Ingest Different Data Types

Nuclia supports a wide variety of data types to ensure comprehensive search capabilities. This section outlines the different data types you can ingest.

Nuclia will automatically apply speech-to-text and optical character recognition (OCR) when needed, depending on the content of the data.

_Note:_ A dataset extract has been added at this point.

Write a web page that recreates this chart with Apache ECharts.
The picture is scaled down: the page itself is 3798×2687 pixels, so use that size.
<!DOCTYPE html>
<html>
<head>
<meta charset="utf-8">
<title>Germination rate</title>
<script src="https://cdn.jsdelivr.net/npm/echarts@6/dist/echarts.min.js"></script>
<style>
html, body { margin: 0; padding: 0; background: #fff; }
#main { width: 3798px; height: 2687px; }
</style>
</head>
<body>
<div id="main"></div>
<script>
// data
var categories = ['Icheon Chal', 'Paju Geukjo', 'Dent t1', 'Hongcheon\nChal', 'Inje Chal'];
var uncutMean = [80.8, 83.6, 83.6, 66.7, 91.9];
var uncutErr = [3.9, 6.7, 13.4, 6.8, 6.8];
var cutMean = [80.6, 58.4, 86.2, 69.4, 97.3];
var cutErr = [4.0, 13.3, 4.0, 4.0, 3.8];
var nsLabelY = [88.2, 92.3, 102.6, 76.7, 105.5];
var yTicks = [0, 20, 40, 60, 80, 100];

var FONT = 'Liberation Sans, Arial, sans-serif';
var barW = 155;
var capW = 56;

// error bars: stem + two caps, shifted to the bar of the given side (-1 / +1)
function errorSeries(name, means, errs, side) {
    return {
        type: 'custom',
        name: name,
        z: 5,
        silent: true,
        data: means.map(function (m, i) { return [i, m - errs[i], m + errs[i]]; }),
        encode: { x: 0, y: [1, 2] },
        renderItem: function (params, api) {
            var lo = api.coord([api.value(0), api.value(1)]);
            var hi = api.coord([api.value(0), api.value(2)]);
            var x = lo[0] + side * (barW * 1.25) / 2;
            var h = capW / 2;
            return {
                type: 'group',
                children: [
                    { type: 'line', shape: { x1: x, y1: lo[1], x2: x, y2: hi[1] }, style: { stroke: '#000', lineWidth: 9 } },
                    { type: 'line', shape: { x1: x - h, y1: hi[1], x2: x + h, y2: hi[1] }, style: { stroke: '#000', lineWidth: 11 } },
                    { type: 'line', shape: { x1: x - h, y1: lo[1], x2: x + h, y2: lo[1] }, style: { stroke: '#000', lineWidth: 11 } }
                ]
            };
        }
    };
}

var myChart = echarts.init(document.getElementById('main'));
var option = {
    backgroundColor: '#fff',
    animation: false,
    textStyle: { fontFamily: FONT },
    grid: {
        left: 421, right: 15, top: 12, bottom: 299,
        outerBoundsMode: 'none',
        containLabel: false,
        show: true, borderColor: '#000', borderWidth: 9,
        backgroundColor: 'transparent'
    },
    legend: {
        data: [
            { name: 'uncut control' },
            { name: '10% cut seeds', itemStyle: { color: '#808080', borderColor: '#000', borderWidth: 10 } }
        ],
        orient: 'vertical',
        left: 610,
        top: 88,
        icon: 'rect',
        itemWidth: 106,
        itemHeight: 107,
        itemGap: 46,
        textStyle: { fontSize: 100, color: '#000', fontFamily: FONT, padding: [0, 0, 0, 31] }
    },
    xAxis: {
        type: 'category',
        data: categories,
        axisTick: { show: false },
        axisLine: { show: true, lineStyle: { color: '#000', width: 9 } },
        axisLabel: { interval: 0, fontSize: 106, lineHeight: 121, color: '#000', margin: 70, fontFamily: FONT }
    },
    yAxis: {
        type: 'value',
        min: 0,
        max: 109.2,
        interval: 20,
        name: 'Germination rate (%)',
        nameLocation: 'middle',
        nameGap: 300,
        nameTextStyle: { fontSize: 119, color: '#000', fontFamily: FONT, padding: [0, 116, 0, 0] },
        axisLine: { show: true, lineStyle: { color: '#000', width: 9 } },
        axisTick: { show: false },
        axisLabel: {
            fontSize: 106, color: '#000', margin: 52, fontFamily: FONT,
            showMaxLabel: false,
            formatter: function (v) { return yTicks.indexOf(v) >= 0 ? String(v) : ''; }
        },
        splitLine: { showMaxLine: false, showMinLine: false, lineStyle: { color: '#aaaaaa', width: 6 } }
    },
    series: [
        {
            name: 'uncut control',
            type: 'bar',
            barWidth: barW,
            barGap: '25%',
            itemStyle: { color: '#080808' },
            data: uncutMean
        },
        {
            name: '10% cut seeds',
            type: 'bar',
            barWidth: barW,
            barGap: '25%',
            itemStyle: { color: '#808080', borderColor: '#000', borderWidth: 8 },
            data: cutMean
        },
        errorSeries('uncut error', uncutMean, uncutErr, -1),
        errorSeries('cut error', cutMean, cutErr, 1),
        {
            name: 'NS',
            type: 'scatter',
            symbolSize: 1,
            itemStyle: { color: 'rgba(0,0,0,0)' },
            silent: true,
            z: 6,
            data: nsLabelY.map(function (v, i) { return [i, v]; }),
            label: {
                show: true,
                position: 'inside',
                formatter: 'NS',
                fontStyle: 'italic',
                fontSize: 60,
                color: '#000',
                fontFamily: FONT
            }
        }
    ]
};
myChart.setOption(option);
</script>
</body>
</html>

The resulting text content is what will be used for indexing, searching, and generating answers.

Supported Data Types

  • Text Files: Including plain text (.txt), Microsoft Word (.docx), PDF (.pdf), JSON (.json), and more.
  • Spreadsheets: Such as Microsoft Excel (.xlsx) and CSV (.csv) files.
  • Presentations: Including Microsoft PowerPoint (.pptx).
  • Images: Common formats like JPEG (.jpg), PNG (.png), and TIFF (.tiff).
  • Videos: Supported formats include MP4 (.mp4), AVI (.avi), and MPEG (.mpeg).
  • Audio: Including MP3 (.mp3) and WAV (.wav) files.
  • Web Data: Such as HTML files and data from sitemaps.
  • Archive files: Formats like .zip, .gzip and .rar, are supported.

For a comprehensive list of all supported file types, refer to the Apache Tika documentation.

tip

Archive Files: The text content of each file contained in the archive will be indexed together as a single resource. If you prefer separate search results for each file, it is better to extract the files before indexing.